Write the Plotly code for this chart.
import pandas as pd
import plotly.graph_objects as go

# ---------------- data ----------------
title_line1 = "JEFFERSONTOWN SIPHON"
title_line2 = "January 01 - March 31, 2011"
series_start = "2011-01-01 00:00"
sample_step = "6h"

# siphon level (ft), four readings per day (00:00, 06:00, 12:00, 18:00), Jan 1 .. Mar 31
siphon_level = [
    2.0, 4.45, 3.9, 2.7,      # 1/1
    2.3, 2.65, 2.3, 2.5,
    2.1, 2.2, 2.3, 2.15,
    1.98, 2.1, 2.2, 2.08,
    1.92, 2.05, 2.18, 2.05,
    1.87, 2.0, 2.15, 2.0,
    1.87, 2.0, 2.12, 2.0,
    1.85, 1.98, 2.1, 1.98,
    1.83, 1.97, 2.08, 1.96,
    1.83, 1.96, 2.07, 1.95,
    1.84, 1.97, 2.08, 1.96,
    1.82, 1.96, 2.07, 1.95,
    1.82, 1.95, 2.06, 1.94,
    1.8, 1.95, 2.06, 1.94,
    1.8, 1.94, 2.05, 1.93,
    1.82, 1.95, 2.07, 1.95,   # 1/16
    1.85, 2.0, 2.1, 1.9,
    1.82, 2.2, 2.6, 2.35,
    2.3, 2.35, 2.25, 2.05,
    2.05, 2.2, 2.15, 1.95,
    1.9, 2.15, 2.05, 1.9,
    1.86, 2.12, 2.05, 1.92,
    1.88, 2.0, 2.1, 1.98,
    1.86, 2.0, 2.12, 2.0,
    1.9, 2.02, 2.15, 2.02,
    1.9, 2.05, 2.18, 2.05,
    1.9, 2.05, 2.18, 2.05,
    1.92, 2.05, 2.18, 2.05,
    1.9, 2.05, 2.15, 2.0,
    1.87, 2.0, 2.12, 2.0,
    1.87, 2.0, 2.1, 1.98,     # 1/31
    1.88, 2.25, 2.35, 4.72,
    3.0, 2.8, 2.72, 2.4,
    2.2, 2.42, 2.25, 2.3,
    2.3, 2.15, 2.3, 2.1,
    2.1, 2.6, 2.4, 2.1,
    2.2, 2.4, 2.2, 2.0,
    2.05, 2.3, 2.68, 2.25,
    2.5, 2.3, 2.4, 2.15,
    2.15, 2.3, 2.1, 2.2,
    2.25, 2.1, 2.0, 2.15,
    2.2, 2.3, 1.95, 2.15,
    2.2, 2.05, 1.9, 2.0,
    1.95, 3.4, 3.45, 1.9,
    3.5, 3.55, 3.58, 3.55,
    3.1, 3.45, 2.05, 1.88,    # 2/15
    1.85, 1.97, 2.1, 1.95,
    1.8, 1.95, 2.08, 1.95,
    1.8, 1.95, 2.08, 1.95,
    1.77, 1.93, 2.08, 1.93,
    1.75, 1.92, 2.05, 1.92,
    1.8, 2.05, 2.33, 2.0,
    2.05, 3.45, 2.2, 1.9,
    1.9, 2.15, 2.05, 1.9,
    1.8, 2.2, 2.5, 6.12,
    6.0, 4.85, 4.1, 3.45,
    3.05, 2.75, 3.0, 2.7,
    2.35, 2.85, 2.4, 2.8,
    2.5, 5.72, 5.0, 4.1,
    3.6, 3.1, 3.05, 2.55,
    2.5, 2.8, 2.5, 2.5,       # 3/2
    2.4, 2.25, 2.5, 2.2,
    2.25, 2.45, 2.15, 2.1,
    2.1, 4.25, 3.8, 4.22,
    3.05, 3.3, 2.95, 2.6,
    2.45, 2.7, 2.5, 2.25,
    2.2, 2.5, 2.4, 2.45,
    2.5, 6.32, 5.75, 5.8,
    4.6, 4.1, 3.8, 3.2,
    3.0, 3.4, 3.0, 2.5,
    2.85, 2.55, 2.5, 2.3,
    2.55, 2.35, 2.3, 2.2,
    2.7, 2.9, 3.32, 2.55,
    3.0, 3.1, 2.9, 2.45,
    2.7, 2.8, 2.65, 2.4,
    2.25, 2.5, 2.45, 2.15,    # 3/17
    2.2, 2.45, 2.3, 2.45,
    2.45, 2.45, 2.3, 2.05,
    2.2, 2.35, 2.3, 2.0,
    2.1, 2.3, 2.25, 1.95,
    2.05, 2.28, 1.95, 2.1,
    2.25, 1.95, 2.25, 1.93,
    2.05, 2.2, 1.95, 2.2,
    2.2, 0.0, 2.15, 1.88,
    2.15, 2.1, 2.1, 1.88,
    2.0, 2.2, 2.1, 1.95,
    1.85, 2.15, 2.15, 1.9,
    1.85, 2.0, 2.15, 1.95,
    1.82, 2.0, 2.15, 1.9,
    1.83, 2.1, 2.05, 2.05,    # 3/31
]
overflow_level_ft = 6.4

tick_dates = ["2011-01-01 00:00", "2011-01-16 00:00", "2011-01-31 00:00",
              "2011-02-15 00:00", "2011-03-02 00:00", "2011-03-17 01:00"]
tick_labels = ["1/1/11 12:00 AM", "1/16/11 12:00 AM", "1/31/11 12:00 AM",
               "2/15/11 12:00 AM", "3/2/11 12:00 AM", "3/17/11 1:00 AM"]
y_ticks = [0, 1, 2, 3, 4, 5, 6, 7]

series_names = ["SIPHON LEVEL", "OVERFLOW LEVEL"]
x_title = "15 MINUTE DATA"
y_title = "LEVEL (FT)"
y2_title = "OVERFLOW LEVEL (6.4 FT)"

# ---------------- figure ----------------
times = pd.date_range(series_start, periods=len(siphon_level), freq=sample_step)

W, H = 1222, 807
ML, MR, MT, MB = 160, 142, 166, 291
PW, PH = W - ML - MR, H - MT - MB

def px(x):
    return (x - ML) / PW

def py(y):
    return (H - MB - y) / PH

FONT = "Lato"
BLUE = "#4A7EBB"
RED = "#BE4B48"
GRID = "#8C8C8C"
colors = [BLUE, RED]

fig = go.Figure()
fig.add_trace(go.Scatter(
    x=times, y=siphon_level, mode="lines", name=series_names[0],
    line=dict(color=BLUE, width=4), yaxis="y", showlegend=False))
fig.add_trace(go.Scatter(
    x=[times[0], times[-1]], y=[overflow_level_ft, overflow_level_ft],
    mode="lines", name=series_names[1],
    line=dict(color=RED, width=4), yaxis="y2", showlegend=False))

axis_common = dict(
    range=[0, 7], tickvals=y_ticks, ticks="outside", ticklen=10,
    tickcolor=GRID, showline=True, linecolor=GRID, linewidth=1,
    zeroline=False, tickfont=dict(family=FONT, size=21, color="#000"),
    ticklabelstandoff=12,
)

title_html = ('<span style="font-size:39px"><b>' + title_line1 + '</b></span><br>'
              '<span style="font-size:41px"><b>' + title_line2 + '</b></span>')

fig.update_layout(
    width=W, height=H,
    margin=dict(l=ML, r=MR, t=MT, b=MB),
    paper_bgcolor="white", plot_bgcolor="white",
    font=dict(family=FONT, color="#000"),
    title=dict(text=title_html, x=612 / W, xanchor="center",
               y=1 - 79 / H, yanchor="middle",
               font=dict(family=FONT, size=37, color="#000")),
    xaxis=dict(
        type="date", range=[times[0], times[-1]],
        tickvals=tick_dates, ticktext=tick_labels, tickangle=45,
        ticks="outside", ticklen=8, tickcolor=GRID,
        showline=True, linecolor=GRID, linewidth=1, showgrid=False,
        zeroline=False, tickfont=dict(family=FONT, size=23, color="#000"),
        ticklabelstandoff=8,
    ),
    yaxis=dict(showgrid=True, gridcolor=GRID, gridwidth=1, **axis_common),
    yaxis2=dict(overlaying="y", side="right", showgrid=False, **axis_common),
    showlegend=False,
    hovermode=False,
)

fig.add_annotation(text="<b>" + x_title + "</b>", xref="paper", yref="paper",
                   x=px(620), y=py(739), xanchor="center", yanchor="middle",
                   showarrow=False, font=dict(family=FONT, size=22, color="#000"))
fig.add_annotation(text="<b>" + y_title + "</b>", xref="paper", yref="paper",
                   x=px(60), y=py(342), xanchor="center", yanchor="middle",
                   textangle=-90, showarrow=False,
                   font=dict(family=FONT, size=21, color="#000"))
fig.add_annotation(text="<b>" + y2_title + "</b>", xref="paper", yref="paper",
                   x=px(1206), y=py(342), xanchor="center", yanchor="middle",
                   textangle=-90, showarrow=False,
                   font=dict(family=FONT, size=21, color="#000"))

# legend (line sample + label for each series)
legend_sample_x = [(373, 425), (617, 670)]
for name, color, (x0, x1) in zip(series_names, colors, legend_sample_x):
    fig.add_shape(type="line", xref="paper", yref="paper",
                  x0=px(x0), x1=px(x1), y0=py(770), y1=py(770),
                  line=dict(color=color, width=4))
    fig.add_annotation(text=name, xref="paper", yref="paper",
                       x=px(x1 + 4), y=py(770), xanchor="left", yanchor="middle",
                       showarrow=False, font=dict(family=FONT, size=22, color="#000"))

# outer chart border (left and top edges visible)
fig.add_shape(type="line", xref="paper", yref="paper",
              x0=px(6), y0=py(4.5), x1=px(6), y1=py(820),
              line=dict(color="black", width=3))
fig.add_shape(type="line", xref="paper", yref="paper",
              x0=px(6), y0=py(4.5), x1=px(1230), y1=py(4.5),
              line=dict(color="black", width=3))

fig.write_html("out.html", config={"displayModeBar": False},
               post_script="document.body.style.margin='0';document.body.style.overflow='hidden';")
-.-.-
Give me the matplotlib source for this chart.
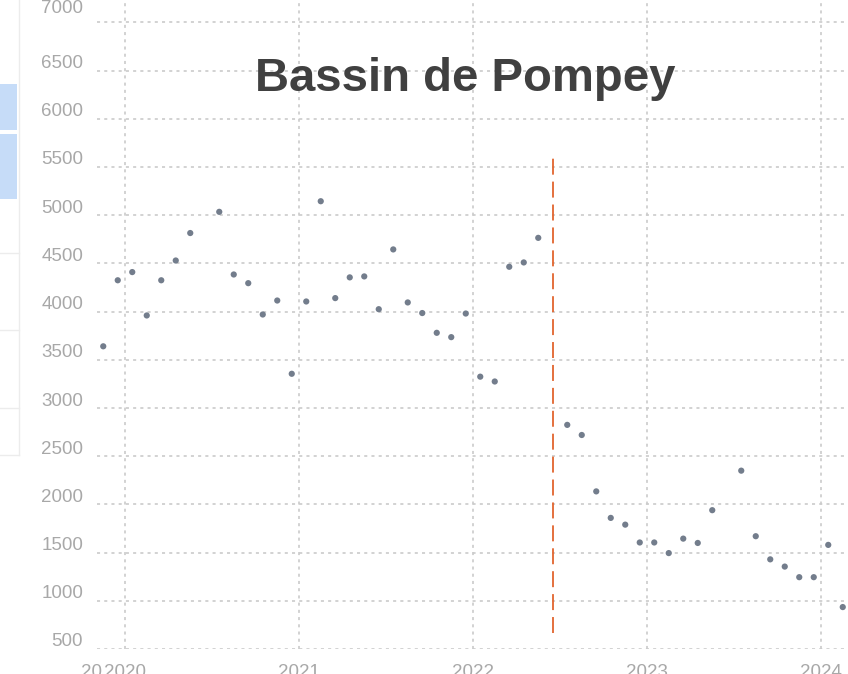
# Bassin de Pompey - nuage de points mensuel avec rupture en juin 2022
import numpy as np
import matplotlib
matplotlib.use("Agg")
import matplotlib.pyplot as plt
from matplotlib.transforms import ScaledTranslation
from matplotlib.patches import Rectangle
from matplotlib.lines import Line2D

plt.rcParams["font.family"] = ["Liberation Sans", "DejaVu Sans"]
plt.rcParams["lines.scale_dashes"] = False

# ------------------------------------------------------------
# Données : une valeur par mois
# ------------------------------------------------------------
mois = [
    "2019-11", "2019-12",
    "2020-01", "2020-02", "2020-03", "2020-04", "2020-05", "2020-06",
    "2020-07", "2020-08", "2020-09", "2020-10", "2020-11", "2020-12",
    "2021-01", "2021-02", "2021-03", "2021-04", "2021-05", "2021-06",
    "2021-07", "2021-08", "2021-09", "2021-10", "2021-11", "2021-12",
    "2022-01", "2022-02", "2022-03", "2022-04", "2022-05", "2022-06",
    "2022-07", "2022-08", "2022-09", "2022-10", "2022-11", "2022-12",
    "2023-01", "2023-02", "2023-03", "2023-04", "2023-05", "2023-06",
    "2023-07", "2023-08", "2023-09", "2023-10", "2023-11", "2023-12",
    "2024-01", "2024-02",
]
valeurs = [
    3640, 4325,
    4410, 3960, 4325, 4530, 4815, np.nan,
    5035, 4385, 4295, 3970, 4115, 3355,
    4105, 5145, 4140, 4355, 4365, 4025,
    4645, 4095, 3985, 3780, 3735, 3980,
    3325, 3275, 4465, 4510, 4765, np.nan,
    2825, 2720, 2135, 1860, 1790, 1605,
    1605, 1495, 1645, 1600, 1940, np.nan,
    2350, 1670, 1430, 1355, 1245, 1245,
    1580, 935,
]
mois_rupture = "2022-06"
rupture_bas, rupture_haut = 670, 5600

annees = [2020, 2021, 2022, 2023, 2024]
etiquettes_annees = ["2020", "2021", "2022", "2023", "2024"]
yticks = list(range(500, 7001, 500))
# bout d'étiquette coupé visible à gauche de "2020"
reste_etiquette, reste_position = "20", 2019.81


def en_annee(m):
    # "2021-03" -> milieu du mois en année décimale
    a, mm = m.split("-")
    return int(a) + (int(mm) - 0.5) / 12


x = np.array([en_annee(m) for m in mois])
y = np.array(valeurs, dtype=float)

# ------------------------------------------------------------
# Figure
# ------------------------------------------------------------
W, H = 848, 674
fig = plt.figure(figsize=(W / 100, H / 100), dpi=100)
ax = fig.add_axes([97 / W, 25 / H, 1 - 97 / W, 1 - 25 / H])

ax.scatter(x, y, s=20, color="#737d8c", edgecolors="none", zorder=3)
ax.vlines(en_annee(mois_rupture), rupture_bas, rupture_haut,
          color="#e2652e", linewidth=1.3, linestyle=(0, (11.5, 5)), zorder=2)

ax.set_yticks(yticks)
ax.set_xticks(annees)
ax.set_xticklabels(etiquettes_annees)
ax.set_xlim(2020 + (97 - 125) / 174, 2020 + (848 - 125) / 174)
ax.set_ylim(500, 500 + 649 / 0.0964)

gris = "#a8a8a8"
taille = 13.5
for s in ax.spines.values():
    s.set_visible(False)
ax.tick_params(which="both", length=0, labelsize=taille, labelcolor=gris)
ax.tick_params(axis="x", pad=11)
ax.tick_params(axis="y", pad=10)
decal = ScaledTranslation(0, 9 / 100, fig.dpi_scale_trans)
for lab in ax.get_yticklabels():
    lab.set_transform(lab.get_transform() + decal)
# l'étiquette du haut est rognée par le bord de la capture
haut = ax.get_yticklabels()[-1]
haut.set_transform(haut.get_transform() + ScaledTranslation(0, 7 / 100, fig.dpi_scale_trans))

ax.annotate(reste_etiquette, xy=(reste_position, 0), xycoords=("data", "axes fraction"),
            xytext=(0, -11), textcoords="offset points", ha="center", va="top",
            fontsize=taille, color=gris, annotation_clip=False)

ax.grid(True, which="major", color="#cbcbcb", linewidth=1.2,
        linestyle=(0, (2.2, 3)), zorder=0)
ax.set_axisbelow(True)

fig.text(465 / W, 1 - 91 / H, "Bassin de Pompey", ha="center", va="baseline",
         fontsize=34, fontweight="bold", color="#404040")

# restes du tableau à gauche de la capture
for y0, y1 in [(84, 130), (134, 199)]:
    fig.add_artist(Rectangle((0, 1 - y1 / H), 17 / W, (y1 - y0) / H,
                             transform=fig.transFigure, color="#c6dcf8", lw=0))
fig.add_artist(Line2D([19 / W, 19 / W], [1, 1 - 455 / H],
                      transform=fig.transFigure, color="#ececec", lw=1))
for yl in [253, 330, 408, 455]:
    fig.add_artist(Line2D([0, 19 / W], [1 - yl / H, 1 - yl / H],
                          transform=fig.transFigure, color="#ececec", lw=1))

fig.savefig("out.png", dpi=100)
-.-.-
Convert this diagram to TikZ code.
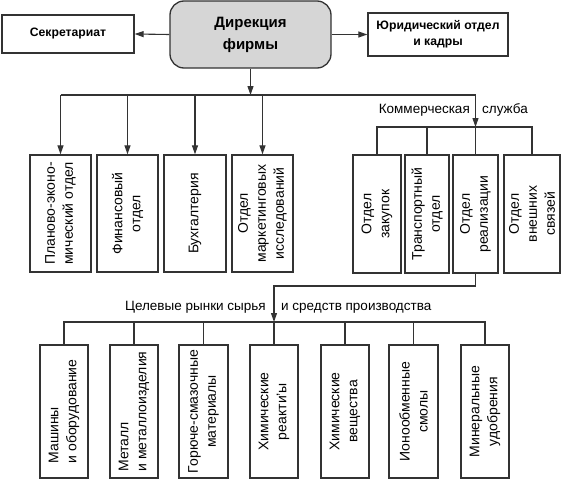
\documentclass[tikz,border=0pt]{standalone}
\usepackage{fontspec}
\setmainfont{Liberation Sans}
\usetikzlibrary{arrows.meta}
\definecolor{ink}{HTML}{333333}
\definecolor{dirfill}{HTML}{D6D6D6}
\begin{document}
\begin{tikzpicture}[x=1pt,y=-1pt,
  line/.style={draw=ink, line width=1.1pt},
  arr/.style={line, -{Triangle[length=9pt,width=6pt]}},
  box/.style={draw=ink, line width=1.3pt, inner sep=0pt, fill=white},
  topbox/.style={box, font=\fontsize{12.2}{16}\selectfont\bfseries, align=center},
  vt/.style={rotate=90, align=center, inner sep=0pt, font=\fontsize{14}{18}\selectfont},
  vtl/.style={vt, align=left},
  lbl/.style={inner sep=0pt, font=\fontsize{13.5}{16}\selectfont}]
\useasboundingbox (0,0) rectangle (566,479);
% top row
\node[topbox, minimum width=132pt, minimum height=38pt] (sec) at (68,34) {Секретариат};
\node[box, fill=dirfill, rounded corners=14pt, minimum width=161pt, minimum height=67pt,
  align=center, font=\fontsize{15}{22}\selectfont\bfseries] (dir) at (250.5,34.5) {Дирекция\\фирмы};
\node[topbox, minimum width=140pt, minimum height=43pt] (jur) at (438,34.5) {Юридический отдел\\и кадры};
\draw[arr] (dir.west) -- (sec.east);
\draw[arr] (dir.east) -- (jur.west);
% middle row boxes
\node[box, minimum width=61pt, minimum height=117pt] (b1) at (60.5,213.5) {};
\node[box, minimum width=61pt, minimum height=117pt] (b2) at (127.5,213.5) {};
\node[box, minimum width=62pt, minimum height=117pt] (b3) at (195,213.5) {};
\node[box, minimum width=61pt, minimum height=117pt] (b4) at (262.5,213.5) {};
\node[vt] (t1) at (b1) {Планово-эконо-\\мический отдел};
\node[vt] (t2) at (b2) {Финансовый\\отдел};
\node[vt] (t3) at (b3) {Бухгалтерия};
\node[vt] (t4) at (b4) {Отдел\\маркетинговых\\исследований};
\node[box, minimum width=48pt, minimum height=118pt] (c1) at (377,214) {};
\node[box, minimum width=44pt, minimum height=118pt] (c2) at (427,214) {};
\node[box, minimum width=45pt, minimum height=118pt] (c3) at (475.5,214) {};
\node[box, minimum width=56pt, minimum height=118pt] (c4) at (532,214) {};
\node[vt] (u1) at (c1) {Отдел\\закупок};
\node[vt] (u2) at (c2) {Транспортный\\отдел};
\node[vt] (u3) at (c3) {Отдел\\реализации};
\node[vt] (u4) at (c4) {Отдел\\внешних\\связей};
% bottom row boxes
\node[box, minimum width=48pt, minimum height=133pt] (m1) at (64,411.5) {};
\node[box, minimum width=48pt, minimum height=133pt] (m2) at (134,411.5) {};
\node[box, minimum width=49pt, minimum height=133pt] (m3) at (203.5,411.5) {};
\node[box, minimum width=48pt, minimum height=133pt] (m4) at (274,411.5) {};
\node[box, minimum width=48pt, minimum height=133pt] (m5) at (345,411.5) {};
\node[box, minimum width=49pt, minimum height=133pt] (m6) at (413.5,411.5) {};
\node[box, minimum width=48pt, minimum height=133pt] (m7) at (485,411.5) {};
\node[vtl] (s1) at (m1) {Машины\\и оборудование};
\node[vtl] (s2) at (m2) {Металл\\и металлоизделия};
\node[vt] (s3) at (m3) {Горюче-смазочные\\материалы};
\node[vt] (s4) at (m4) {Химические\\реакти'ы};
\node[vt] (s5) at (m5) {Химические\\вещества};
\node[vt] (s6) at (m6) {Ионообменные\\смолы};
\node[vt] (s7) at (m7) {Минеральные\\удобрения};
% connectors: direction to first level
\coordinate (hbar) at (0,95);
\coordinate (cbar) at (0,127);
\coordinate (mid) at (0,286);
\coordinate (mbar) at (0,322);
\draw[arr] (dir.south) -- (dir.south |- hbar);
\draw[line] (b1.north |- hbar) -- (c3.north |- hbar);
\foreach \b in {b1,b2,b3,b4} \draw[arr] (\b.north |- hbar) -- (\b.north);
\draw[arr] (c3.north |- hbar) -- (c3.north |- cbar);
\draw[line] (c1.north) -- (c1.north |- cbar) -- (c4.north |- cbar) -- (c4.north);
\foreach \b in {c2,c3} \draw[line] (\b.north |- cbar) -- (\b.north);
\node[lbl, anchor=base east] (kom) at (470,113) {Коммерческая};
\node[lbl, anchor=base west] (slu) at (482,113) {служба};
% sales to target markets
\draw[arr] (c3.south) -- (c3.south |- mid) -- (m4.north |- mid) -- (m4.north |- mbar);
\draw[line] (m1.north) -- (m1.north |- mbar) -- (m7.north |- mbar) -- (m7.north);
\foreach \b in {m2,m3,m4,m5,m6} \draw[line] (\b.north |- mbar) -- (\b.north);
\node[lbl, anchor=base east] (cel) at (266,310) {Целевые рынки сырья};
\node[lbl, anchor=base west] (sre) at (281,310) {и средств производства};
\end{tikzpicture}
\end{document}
-.-.-
WHAT IS BEING ASKED -
Count the lines of the material that include the word "matplotlib", then state only the total.

ANSWER FOR THE TASK -
7